Provide your hypothesis¶

ml-lab will ask you to sharpen your hypothesis into a falsifiable claim. You need:

The claim — what you believe is true
The metric — how you'll measure it
The pass criteria — what outcome would falsify the claim

You'll also choose:

Review mode — debate (default, adversarial) or ensemble (3× independent critics)
Report mode — full_report or conclusions_only

Wait for the PoC¶

ml-lab builds a minimal proof-of-concept to confirm the measurement works before investing in review. This is typically a few lines of code and a handful of API calls.

Review the PoC and confirm it measures what you intend.

Review the critique¶

In debate mode, you'll see:

CRITIQUE.md — initial critic findings with severity levels (FATAL, MATERIAL, MINOR)
DEFENSE.md — structured rebuttals (CONCEDE, REBUT-*, DEFER, EXONERATE)
Stage B rounds — challenge/response loop until verdicts converge

In ensemble mode, you'll see ENSEMBLE_REVIEW.md with tier-weighted findings (3/3, ⅔, ⅓ support).

Approve the experiment plan¶

Gate 1 requires your approval. Review:

All pre-flight items are CLOSED
The experiment design matches your intent
Cost estimates are acceptable

Optional: promote to a Metaflow flow¶

After Gate 1 approval, a multi-cell investigation may be promoted onto a config-driven Metaflow+Hydra pipeline before Step 6 runs. This is a judgment call, not a requirement — the default signal is more than one cell or more than one distinct analysis. Quick single-cell PoCs skip this entirely and proceed to Step 6 unchanged.

When you promote, Step 6 runs as the Metaflow flow instead of inline. The promotion gate is: flow-lint → pipeline-reviewer → determinism check (prevent → lint → review → prove).

Run /pipeline-init to start the promotion. See Promote an Investigation to a Metaflow Flow for the full procedure.

Monitor the experiment¶

During Step 6, /intent-watch runs to catch pre-registration drift. If a HIGH or CRITICAL conflict is flagged, resolve it before continuing.

Review conclusions¶

ml-lab synthesizes CONCLUSIONS.md with the primary result, figures, and a verdict against your pre-specified pass criteria.
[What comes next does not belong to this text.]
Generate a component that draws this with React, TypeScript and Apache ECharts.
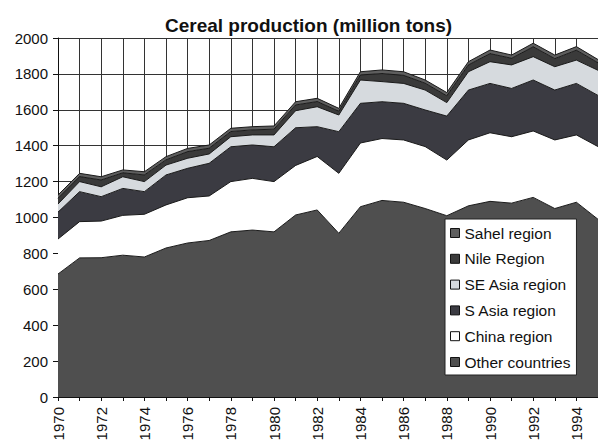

If findings are surprising enough to falsify a review assumption, ml-lab proposes a macro-iteration — reopening the review cycle with results in hand. Up to 3 macro-iteration cycles are allowed.
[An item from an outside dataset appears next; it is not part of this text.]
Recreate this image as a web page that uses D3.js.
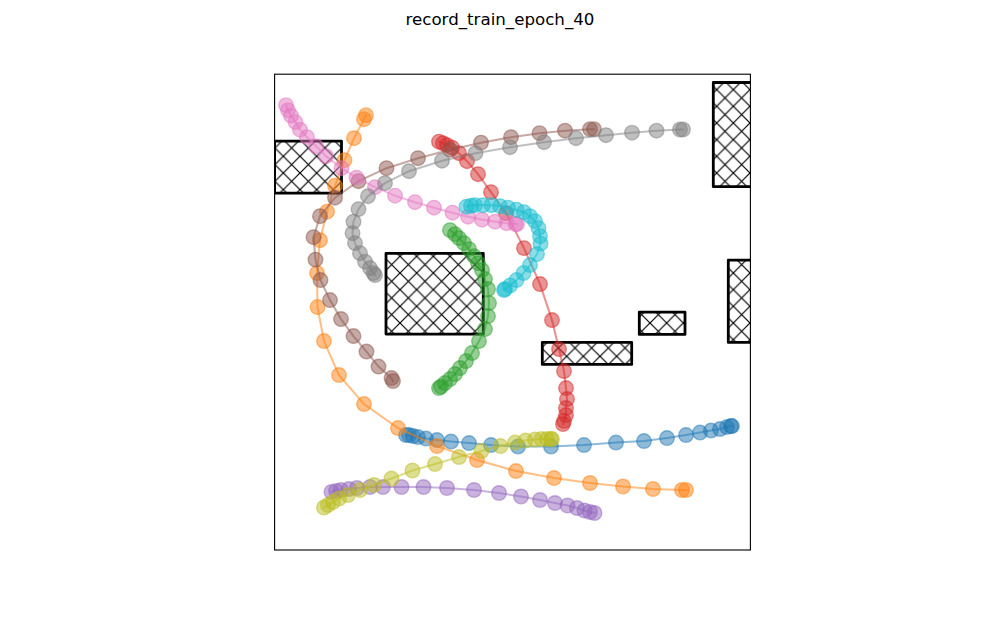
<!DOCTYPE html>
<html><head><meta charset="utf-8">
<script src="https://cdn.jsdelivr.net/npm/d3@7"></script>
<style>body{margin:0;background:#fff}</style></head>
<body>
<svg id="c" width="1000" height="618"></svg>
<script>
const chartTitle = "record_train_epoch_40";
const colors = ["#1f77b4","#ff7f0e","#2ca02c","#d62728","#9467bd","#8c564b","#e377c2","#7f7f7f","#bcbd22","#17becf"];

const trajBlue = [[131,115],[134,115],[138,114],[143,113],[151,111.5],[162,110],[176,108.5],[194,107],[216,105],[243,103.5],[276,103.5],[309,105],[341,107.5],[369,109],[392,112],[411,115],[425,117.5],[436,119.5],[445,121],[452,123],[456,124],[457,124]];
const trajOrange = [[91,435],[89,431],[79,412],[69.5,390],[60,364.5],[52,338.5],[45,310],[42,277],[42.5,243],[49,209],[64,175],[89,146],[123,122],[162,104],[202,90],[241,79],[279,72],[315,67],[348,63.5],[378,61],[407,60],[411,60]];
const trajGreen = [[175,320],[180,316],[184,312],[189,307],[194,301],[199,294],[203,287],[207,280],[210,271],[213,261],[214,247],[213,234],[210,221],[204,209],[197,197],[191,189],[185,182],[180,176],[175,171],[170,167],[166,163.5],[164,162]];
const trajRed = [[164,408.5],[168,407],[172,405],[177,402.5],[184,397],[192,389],[203,376],[216,358],[231,337],[249,302],[265,266],[277,230],[284,201],[289,179],[291,162],[292,151],[291,142],[291,135],[289,129],[288,126]];
const trajPurple = [[56.5,58],[61,59],[66,60],[74,61],[82,62],[95,63],[108,63],[126.5,63],[148.5,63],[172,62],[199,60],[224,57],[246,53.5],[265,50],[280,47],[292.5,44.5],[302,42],[309.5,39.5],[315,38],[319.5,37]];
const trajBrown = [[118,169],[116.5,172],[103.5,183.5],[91.5,198.5],[78.5,214],[66,231],[55,250],[45.5,270],[40.5,290.5],[38.5,313],[45,334],[60,352.5],[83.5,369],[111.5,382],[143,392],[175,400.5],[206,407.5],[236,413],[264.5,417],[290,419.5],[315,421],[319,421]];
const trajPink = [[11,445],[13,440],[16,434.5],[20.5,428],[25,420.5],[32,413],[41,404],[51,394],[66.5,382],[81.5,372.5],[100,363],[120,354.5],[140,348],[159,342.5],[177.5,337.5],[193,333.5],[207,330.5],[220,328.5],[231.5,327],[240.5,326],[242,326]];
const trajGray = [[100,275],[98.5,277],[95,282],[90,288.5],[85,297],[80,307],[77.5,317],[78.5,328.5],[83.5,341],[93,354],[110,367],[134,379],[167,389.5],[200.5,397],[235,403],[269,408],[301,412],[331,415],[357,417.5],[381.5,419.5],[405,420.7],[408,420.7]];
const trajOlive = [[49,42.5],[53,45],[58,48],[64,51.5],[73,55],[85,60],[99,65],[116.5,71.5],[137.5,79.5],[160,86],[184,93],[206.5,99],[225.5,104],[240,107.5],[250.5,109.5],[260,110.5],[266.5,111],[272,111],[276,111],[277,111]];
const trajCyan = [[191.5,343.5],[196,344.5],[200,345],[208,345],[216.5,345],[225,344],[233,342.5],[241.5,340.5],[249,338],[255,334],[260,329],[263.5,322],[265,314],[265.5,306.5],[262,296],[255,285],[248.5,277],[241.5,270],[235,264.5],[230,261],[229,260]];

const trajectories = [trajBlue,trajOrange,trajGreen,trajRed,trajPurple,trajBrown,trajPink,trajGray,trajOlive,trajCyan];

// obstacles: left, bottom, width, height (data units)
const obsX = [-0.4, 111, 267.3, 364.3, 453.3, 438.3];
const obsY = [357, 216, 185.7, 215.7, 207.7, 363.5];
const obsW = [66.9, 97.3, 89.4, 45.7, 24, 39];
const obsH = [52, 80.7, 22, 22.3, 82.3, 104.2];

const svg = d3.select("#c");
const x = d3.scaleLinear().domain([-0.4,475.4]).range([274.6,750.4]);
const y = d3.scaleLinear().domain([0,476]).range([550,74.2]);

const defs = svg.append("defs");
defs.append("clipPath").attr("id","axclip").append("rect")
  .attr("x",274.6).attr("y",74.2).attr("width",475.8).attr("height",475.8);
const s = 100/6;
const pat = defs.append("pattern").attr("id","hatch").attr("patternUnits","userSpaceOnUse")
  .attr("x",0).attr("y",6.3).attr("width",s).attr("height",s);
pat.append("path").attr("d",`M-2,-2L${s+2},${s+2}M-2,${s+2}L${s+2},-2`)
  .attr("stroke","#000").attr("stroke-width",1.2).attr("fill","none");

const g = svg.append("g").attr("clip-path","url(#axclip)");

g.selectAll("rect.obs").data(obsX.map((v,i)=>i)).join("rect").attr("class","obs")
  .attr("x",i=>x(obsX[i])).attr("y",i=>y(obsY[i]+obsH[i]))
  .attr("width",i=>x(obsX[i]+obsW[i])-x(obsX[i]))
  .attr("height",i=>y(obsY[i])-y(obsY[i]+obsH[i]))
  .attr("fill","url(#hatch)").attr("stroke","#000").attr("stroke-width",2.8)
  .attr("stroke-linejoin","round");

const line = d3.line().x(d=>x(d[0])).y(d=>y(d[1]));
trajectories.forEach((t,i)=>{
  const tg = g.append("g");
  tg.append("path").attr("d",line(t)).attr("fill","none")
    .attr("stroke",colors[i]).attr("stroke-width",2.08).attr("stroke-opacity",0.5)
    .attr("stroke-linecap","square");
  tg.selectAll("circle").data(t).join("circle")
    .attr("cx",d=>x(d[0])).attr("cy",d=>y(d[1])).attr("r",7.3)
    .attr("fill",colors[i]).attr("fill-opacity",0.5)
    .attr("stroke",colors[i]).attr("stroke-opacity",0.5).attr("stroke-width",1.39);
});

svg.append("rect").attr("x",274.6).attr("y",74.2).attr("width",475.8).attr("height",475.8)
  .attr("fill","none").attr("stroke","#000").attr("stroke-width",1.11);

svg.append("text").attr("x",500).attr("y",25).attr("text-anchor","middle")
  .attr("font-family","DejaVu Sans").attr("font-size",16.67).attr("fill","#000").text(chartTitle);
</script>
</body></html>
Optional: peer review and final report¶

After conclusions, ml-lab offers:

Step 10 — Peer review loop (research-reviewer + research-reviewer-lite, up to 3 rounds)
Step 11 — Final TECHNICAL_REPORT.md in results mode

Both require your confirmation to start.

You have now...¶

Completed a full ml-lab investigation from hypothesis to conclusions, with adversarial review, pre-registered experiments, and optional peer review.